_What needs to be done_
Write the data below out exactly as it stands. Do not include the pictures.

_Data provided_
══════
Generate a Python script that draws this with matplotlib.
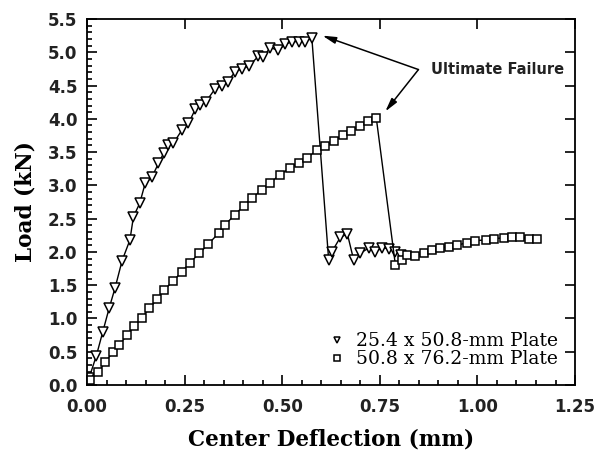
import matplotlib.pyplot as plt
from matplotlib.ticker import MultipleLocator

# 25.4 x 50.8-mm plate
x_tri = [0.005, 0.024, 0.040, 0.057, 0.072, 0.090, 0.110, 0.119, 0.135, 0.149,
         0.166, 0.183, 0.196, 0.208, 0.221, 0.243, 0.260, 0.277, 0.290, 0.305,
         0.328, 0.345, 0.360, 0.380, 0.397, 0.414, 0.439, 0.452, 0.469, 0.490,
         0.508, 0.525, 0.542, 0.559, 0.576, 0.619, 0.627, 0.649, 0.667, 0.683,
         0.700, 0.722, 0.738, 0.756, 0.773, 0.790, 0.803]
y_tri = [0.10, 0.44, 0.79, 1.16, 1.46, 1.87, 2.18, 2.53, 2.73, 3.03,
         3.12, 3.33, 3.48, 3.61, 3.63, 3.83, 3.93, 4.14, 4.21, 4.26,
         4.45, 4.50, 4.56, 4.71, 4.75, 4.79, 4.94, 4.93, 5.07, 5.03,
         5.12, 5.16, 5.16, 5.16, 5.21, 1.88, 2.00, 2.22, 2.27, 1.88,
         1.98, 2.06, 2.00, 2.06, 2.05, 2.00, 1.96]

# 50.8 x 76.2-mm plate
x_sq = [0.008, 0.029, 0.046, 0.066, 0.083, 0.102, 0.121, 0.140, 0.160, 0.179,
        0.198, 0.220, 0.243, 0.264, 0.288, 0.311, 0.337, 0.354, 0.379, 0.401,
        0.422, 0.448, 0.469, 0.495, 0.519, 0.542, 0.563, 0.589, 0.610, 0.633,
        0.656, 0.676, 0.698, 0.720, 0.741, 0.790, 0.807, 0.820, 0.841, 0.863,
        0.884, 0.905, 0.927, 0.948, 0.974, 0.995, 1.021, 1.042, 1.067, 1.089,
        1.110, 1.132, 1.153]
y_sq = [0.08, 0.19, 0.34, 0.49, 0.60, 0.75, 0.88, 1.01, 1.15, 1.29,
        1.43, 1.56, 1.70, 1.84, 1.98, 2.12, 2.28, 2.41, 2.56, 2.69,
        2.81, 2.93, 3.04, 3.16, 3.26, 3.34, 3.41, 3.53, 3.59, 3.67,
        3.76, 3.82, 3.89, 3.96, 4.01, 1.80, 1.88, 1.95, 1.94, 1.99,
        2.03, 2.06, 2.08, 2.10, 2.14, 2.17, 2.18, 2.20, 2.21, 2.22,
        2.23, 2.19, 2.20]

fig = plt.figure(figsize=(5.97, 4.51), dpi=100)
ax = fig.add_axes([0.1457, 0.1463, 0.8175, 0.8116])

ax.plot(x_tri, y_tri, color="black", lw=1.0, marker="v", ms=6.5,
        mfc="white", mec="black", mew=1.1, label="25.4 x 50.8-mm Plate")
ax.plot(x_sq, y_sq, color="black", lw=1.0, marker="s", ms=6,
        mfc="white", mec="black", mew=1.1, label="50.8 x 76.2-mm Plate")

ax.set_xlim(0, 1.25)
ax.set_ylim(0, 5.5)
ax.xaxis.set_major_locator(MultipleLocator(0.25))
ax.xaxis.set_minor_locator(MultipleLocator(0.05))
ax.yaxis.set_major_locator(MultipleLocator(0.5))
ax.yaxis.set_minor_locator(MultipleLocator(0.1))
ax.xaxis.set_major_formatter(plt.FormatStrFormatter("%.2f"))
ax.yaxis.set_major_formatter(plt.FormatStrFormatter("%.1f"))
ax.tick_params(which="both", direction="in", top=True, right=True,
               width=1.2, labelsize=12)
ax.tick_params(axis="x", pad=9)
ax.tick_params(axis="y", pad=7)
ax.tick_params(which="major", length=7)
ax.tick_params(which="minor", length=3.5, top=False, right=False)
for lab in ax.get_xticklabels() + ax.get_yticklabels():
    lab.set_fontweight("bold")
    lab.set_color("#222222")
for s in ax.spines.values():
    s.set_linewidth(1.3)

ax.set_xlabel("Center Deflection (mm)", family="DejaVu Serif",
              fontweight="bold", fontsize=15.5, labelpad=9)
ax.set_ylabel("Load (kN)", family="DejaVu Serif",
              fontweight="bold", fontsize=15.5, labelpad=8)

# annotation arrows
arrow = dict(arrowstyle="-|>,head_length=0.8,head_width=0.2", color="black",
             lw=1.1, shrinkA=0, shrinkB=0)
ax.annotate("", xy=(0.603, 5.25), xytext=(0.849, 4.74), arrowprops=arrow)
ax.annotate("", xy=(0.764, 4.11), xytext=(0.849, 4.74), arrowprops=arrow)
ax.text(0.88, 4.74, "Ultimate Failure", fontsize=10.5, fontweight="bold",
        va="center", ha="left", color="#222222")

leg = ax.legend(loc="lower right", frameon=False, prop={"family": "DejaVu Serif", "size": 13.5},
                handlelength=1.0, handletextpad=0.5, labelspacing=0.0,
                borderaxespad=0.5, markerscale=0.75)
for h in leg.legend_handles:
    h.set_linestyle("none")

fig.savefig("out.png", dpi=100)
══════
_Complete answer_
Generate a Python script that draws this with matplotlib.
import matplotlib.pyplot as plt
from matplotlib.ticker import MultipleLocator

# 25.4 x 50.8-mm plate
x_tri = [0.005, 0.024, 0.040, 0.057, 0.072, 0.090, 0.110, 0.119, 0.135, 0.149,
         0.166, 0.183, 0.196, 0.208, 0.221, 0.243, 0.260, 0.277, 0.290, 0.305,
         0.328, 0.345, 0.360, 0.380, 0.397, 0.414, 0.439, 0.452, 0.469, 0.490,
         0.508, 0.525, 0.542, 0.559, 0.576, 0.619, 0.627, 0.649, 0.667, 0.683,
         0.700, 0.722, 0.738, 0.756, 0.773, 0.790, 0.803]
y_tri = [0.10, 0.44, 0.79, 1.16, 1.46, 1.87, 2.18, 2.53, 2.73, 3.03,
         3.12, 3.33, 3.48, 3.61, 3.63, 3.83, 3.93, 4.14, 4.21, 4.26,
         4.45, 4.50, 4.56, 4.71, 4.75, 4.79, 4.94, 4.93, 5.07, 5.03,
         5.12, 5.16, 5.16, 5.16, 5.21, 1.88, 2.00, 2.22, 2.27, 1.88,
         1.98, 2.06, 2.00, 2.06, 2.05, 2.00, 1.96]

# 50.8 x 76.2-mm plate
x_sq = [0.008, 0.029, 0.046, 0.066, 0.083, 0.102, 0.121, 0.140, 0.160, 0.179,
        0.198, 0.220, 0.243, 0.264, 0.288, 0.311, 0.337, 0.354, 0.379, 0.401,
        0.422, 0.448, 0.469, 0.495, 0.519, 0.542, 0.563, 0.589, 0.610, 0.633,
        0.656, 0.676, 0.698, 0.720, 0.741, 0.790, 0.807, 0.820, 0.841, 0.863,
        0.884, 0.905, 0.927, 0.948, 0.974, 0.995, 1.021, 1.042, 1.067, 1.089,
        1.110, 1.132, 1.153]
y_sq = [0.08, 0.19, 0.34, 0.49, 0.60, 0.75, 0.88, 1.01, 1.15, 1.29,
        1.43, 1.56, 1.70, 1.84, 1.98, 2.12, 2.28, 2.41, 2.56, 2.69,
        2.81, 2.93, 3.04, 3.16, 3.26, 3.34, 3.41, 3.53, 3.59, 3.67,
        3.76, 3.82, 3.89, 3.96, 4.01, 1.80, 1.88, 1.95, 1.94, 1.99,
        2.03, 2.06, 2.08, 2.10, 2.14, 2.17, 2.18, 2.20, 2.21, 2.22,
        2.23, 2.19, 2.20]

fig = plt.figure(figsize=(5.97, 4.51), dpi=100)
ax = fig.add_axes([0.1457, 0.1463, 0.8175, 0.8116])

ax.plot(x_tri, y_tri, color="black", lw=1.0, marker="v", ms=6.5,
        mfc="white", mec="black", mew=1.1, label="25.4 x 50.8-mm Plate")
ax.plot(x_sq, y_sq, color="black", lw=1.0, marker="s", ms=6,
        mfc="white", mec="black", mew=1.1, label="50.8 x 76.2-mm Plate")

ax.set_xlim(0, 1.25)
ax.set_ylim(0, 5.5)
ax.xaxis.set_major_locator(MultipleLocator(0.25))
ax.xaxis.set_minor_locator(MultipleLocator(0.05))
ax.yaxis.set_major_locator(MultipleLocator(0.5))
ax.yaxis.set_minor_locator(MultipleLocator(0.1))
ax.xaxis.set_major_formatter(plt.FormatStrFormatter("%.2f"))
ax.yaxis.set_major_formatter(plt.FormatStrFormatter("%.1f"))
ax.tick_params(which="both", direction="in", top=True, right=True,
               width=1.2, labelsize=12)
ax.tick_params(axis="x", pad=9)
ax.tick_params(axis="y", pad=7)
ax.tick_params(which="major", length=7)
ax.tick_params(which="minor", length=3.5, top=False, right=False)
for lab in ax.get_xticklabels() + ax.get_yticklabels():
    lab.set_fontweight("bold")
    lab.set_color("#222222")
for s in ax.spines.values():
    s.set_linewidth(1.3)

ax.set_xlabel("Center Deflection (mm)", family="DejaVu Serif",
              fontweight="bold", fontsize=15.5, labelpad=9)
ax.set_ylabel("Load (kN)", family="DejaVu Serif",
              fontweight="bold", fontsize=15.5, labelpad=8)

# annotation arrows
arrow = dict(arrowstyle="-|>,head_length=0.8,head_width=0.2", color="black",
             lw=1.1, shrinkA=0, shrinkB=0)
ax.annotate("", xy=(0.603, 5.25), xytext=(0.849, 4.74), arrowprops=arrow)
ax.annotate("", xy=(0.764, 4.11), xytext=(0.849, 4.74), arrowprops=arrow)
ax.text(0.88, 4.74, "Ultimate Failure", fontsize=10.5, fontweight="bold",
        va="center", ha="left", color="#222222")

leg = ax.legend(loc="lower right", frameon=False, prop={"family": "DejaVu Serif", "size": 13.5},
                handlelength=1.0, handletextpad=0.5, labelspacing=0.0,
                borderaxespad=0.5, markerscale=0.75)
for h in leg.legend_handles:
    h.set_linestyle("none")

fig.savefig("out.png", dpi=100)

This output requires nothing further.